▶ [WORK REQUIRED]:
Starting with the first line of the data below, copy each line up to and including the one containing "t = list(range(0, 500, 10))". Pictures stay out.

▶ [DATA LINES]:

* * * * * * * * *

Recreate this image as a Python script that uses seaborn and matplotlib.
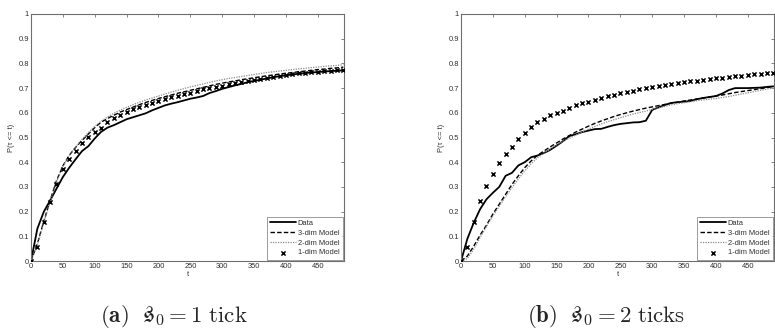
import numpy as np
import pandas as pd
import matplotlib
matplotlib.use("Agg")
import matplotlib.pyplot as plt
import seaborn as sns

# time grid (ticks) shared by all curves
t = list(range(0, 500, 10))

# (a) s0 = 1 tick
a_data = [0, 0.131, 0.199, 0.245, 0.293, 0.34, 0.378, 0.412, 0.445, 0.465,
          0.496, 0.523, 0.540, 0.550, 0.562, 0.574, 0.582, 0.590, 0.598, 0.610,
          0.620, 0.630, 0.637, 0.643, 0.650, 0.657, 0.662, 0.668, 0.680, 0.688,
          0.697, 0.704, 0.711, 0.717, 0.724, 0.729, 0.734, 0.739, 0.744, 0.748,
          0.752, 0.755, 0.758, 0.761, 0.763, 0.765, 0.767, 0.769, 0.770, 0.772]
a_m3 = [0, 0.07, 0.16, 0.245, 0.325, 0.385, 0.428, 0.46, 0.488, 0.514,
        0.54, 0.562, 0.577, 0.59, 0.603, 0.613, 0.623, 0.633, 0.642, 0.65,
        0.658, 0.665, 0.672, 0.679, 0.685, 0.691, 0.697, 0.703, 0.709, 0.715,
        0.72, 0.725, 0.729, 0.734, 0.738, 0.742, 0.746, 0.75, 0.753, 0.757,
        0.760, 0.763, 0.766, 0.769, 0.772, 0.775, 0.777, 0.780, 0.782, 0.785]
a_m2 = [0, 0.065, 0.155, 0.24, 0.32, 0.382, 0.427, 0.462, 0.492, 0.52,
        0.545, 0.566, 0.583, 0.598, 0.611, 0.622, 0.633, 0.643, 0.652, 0.66,
        0.668, 0.676, 0.684, 0.691, 0.698, 0.705, 0.711, 0.717, 0.723, 0.729,
        0.734, 0.739, 0.743, 0.747, 0.751, 0.755, 0.759, 0.763, 0.766, 0.769,
        0.772, 0.775, 0.778, 0.780, 0.783, 0.785, 0.788, 0.790, 0.792, 0.795]
a_m1 = [0, 0.057, 0.157, 0.239, 0.311, 0.374, 0.412, 0.445, 0.478, 0.504,
        0.524, 0.54, 0.562, 0.577, 0.592, 0.603, 0.614, 0.624, 0.632, 0.641,
        0.647, 0.654, 0.662, 0.668, 0.676, 0.682, 0.689, 0.695, 0.700, 0.705,
        0.710, 0.716, 0.720, 0.726, 0.730, 0.734, 0.738, 0.741, 0.746, 0.750,
        0.754, 0.757, 0.760, 0.763, 0.765, 0.767, 0.769, 0.771, 0.772, 0.773]

# (b) s0 = 2 ticks
b_data = [0, 0.09, 0.155, 0.21, 0.25, 0.276, 0.30, 0.345, 0.357, 0.387,
          0.40, 0.42, 0.427, 0.437, 0.45, 0.467, 0.485, 0.506, 0.513, 0.522,
          0.528, 0.534, 0.535, 0.543, 0.55, 0.555, 0.558, 0.561, 0.562, 0.568,
          0.612, 0.622, 0.632, 0.640, 0.643, 0.645, 0.648, 0.655, 0.660, 0.664,
          0.668, 0.678, 0.692, 0.700, 0.700, 0.700, 0.701, 0.702, 0.705, 0.707]
b_m3 = [0, 0.02, 0.06, 0.105, 0.145, 0.19, 0.23, 0.27, 0.31, 0.345,
        0.378, 0.405, 0.428, 0.445, 0.462, 0.478, 0.494, 0.508, 0.522, 0.534,
        0.546, 0.557, 0.567, 0.576, 0.585, 0.593, 0.600, 0.607, 0.613, 0.619,
        0.624, 0.629, 0.634, 0.639, 0.643, 0.648, 0.652, 0.656, 0.660, 0.664,
        0.668, 0.672, 0.677, 0.682, 0.686, 0.690, 0.694, 0.698, 0.702, 0.706]
b_m2 = [0, 0.01, 0.048, 0.095, 0.14, 0.182, 0.222, 0.26, 0.297, 0.332,
        0.365, 0.393, 0.418, 0.436, 0.454, 0.47, 0.485, 0.497, 0.51, 0.522,
        0.534, 0.545, 0.555, 0.564, 0.572, 0.58, 0.588, 0.595, 0.601, 0.607,
        0.614, 0.620, 0.626, 0.632, 0.637, 0.641, 0.645, 0.649, 0.652, 0.655,
        0.658, 0.662, 0.666, 0.671, 0.676, 0.681, 0.686, 0.691, 0.696, 0.701]
b_m1 = [0, 0.057, 0.158, 0.243, 0.303, 0.354, 0.397, 0.435, 0.463, 0.493,
        0.52, 0.542, 0.561, 0.576, 0.59, 0.601, 0.609, 0.62, 0.63, 0.638,
        0.645, 0.652, 0.659, 0.666, 0.673, 0.679, 0.685, 0.690, 0.695, 0.700,
        0.704, 0.708, 0.712, 0.716, 0.720, 0.724, 0.727, 0.730, 0.733, 0.736,
        0.739, 0.742, 0.745, 0.748, 0.750, 0.753, 0.756, 0.758, 0.761, 0.763]

series_labels = ["Data", "3-dim Model", "2-dim Model", "1-dim Model"]
x_ticks = list(range(0, 500, 50))
y_ticks = [0, 0.1, 0.2, 0.3, 0.4, 0.5, 0.6, 0.7, 0.8, 0.9, 1]
y_ticklabels = ["0", "0.1", "0.2", "0.3", "0.4", "0.5", "0.6", "0.7", "0.8", "0.9", "1"]
captions = [r"$\mathbf{(a)}\ \ \mathfrak{s}_0 = 1\ \mathrm{tick}$",
            r"$\mathbf{(b)}\ \ \mathfrak{s}_0 = 2\ \mathrm{ticks}$"]

sns.set_style("white")
plt.rcParams["font.family"] = ["Liberation Sans", "DejaVu Sans"]
plt.rcParams["mathtext.fontset"] = "cm"

fig = plt.figure(figsize=(7.75, 3.36), dpi=100)
W, H = 775, 336
ax_a = fig.add_axes([31 / W, 1 - 261 / H, 313 / W, 247 / H])
ax_b = fig.add_axes([461 / W, 1 - 261 / H, 313 / W, 247 / H])

frame_col = "#6e6e6e"
text_col = "#2e2e2e"
fs = 5.4


def draw_panel(ax, data, m3, m2, m1):
    df = pd.DataFrame({"t": t, "data": data, "m3": m3, "m2": m2, "m1": m1})
    sns.lineplot(data=df, x="t", y="data", ax=ax, color="black", lw=1.3,
                 label=series_labels[0])
    sns.lineplot(data=df, x="t", y="m3", ax=ax, color="black", lw=1.0,
                 linestyle=(0, (3.2, 1.6)), label=series_labels[1])
    sns.lineplot(data=df, x="t", y="m2", ax=ax, color="#8a8a8a", lw=0.9,
                 linestyle=(0, (1, 1)), label=series_labels[2])
    sns.scatterplot(data=df, x="t", y="m1", ax=ax, color="black", marker="x",
                    s=9, linewidth=1.1, label=series_labels[3], zorder=3)
    ax.set_xlim(0, 491)
    ax.set_ylim(0, 1)
    ax.set_xticks(x_ticks)
    ax.set_yticks(y_ticks)
    ax.set_yticklabels(y_ticklabels)
    ax.tick_params(direction="in", length=2.5, width=0.6, colors=frame_col,
                   labelcolor=text_col, labelsize=fs, pad=1.5,
                   top=True, right=True)
    for sp in ax.spines.values():
        sp.set_color(frame_col)
        sp.set_linewidth(0.8)
    ax.set_xlabel("t", fontsize=fs, color=text_col, labelpad=0.5)
    ax.set_ylabel("P(τ <= t)", fontsize=fs, color=text_col, labelpad=2.5)
    leg = ax.legend(loc="lower right", fontsize=fs, frameon=True, fancybox=False,
                    borderaxespad=0.2, handlelength=3.4, handletextpad=0.3,
                    borderpad=0.4, labelspacing=0.35)
    leg.get_frame().set_edgecolor(frame_col)
    leg.get_frame().set_linewidth(0.6)
    for txt in leg.get_texts():
        txt.set_color(text_col)


draw_panel(ax_a, a_data, a_m3, a_m2, a_m1)
draw_panel(ax_b, b_data, b_m3, b_m2, b_m1)

fig.text(174 / W, 1 - 317 / H, captions[0], ha="center", va="center", fontsize=16.5)
fig.text(606 / W, 1 - 317 / H, captions[1], ha="center", va="center", fontsize=16.5)

fig.savefig("out.png", dpi=100)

* * * * * * * * *

▶ [RESULT OF THE EXERCISE]:
Recreate this image as a Python script that uses seaborn and matplotlib.
import numpy as np
import pandas as pd
import matplotlib
matplotlib.use("Agg")
import matplotlib.pyplot as plt
import seaborn as sns

# time grid (ticks) shared by all curves
t = list(range(0, 500, 10))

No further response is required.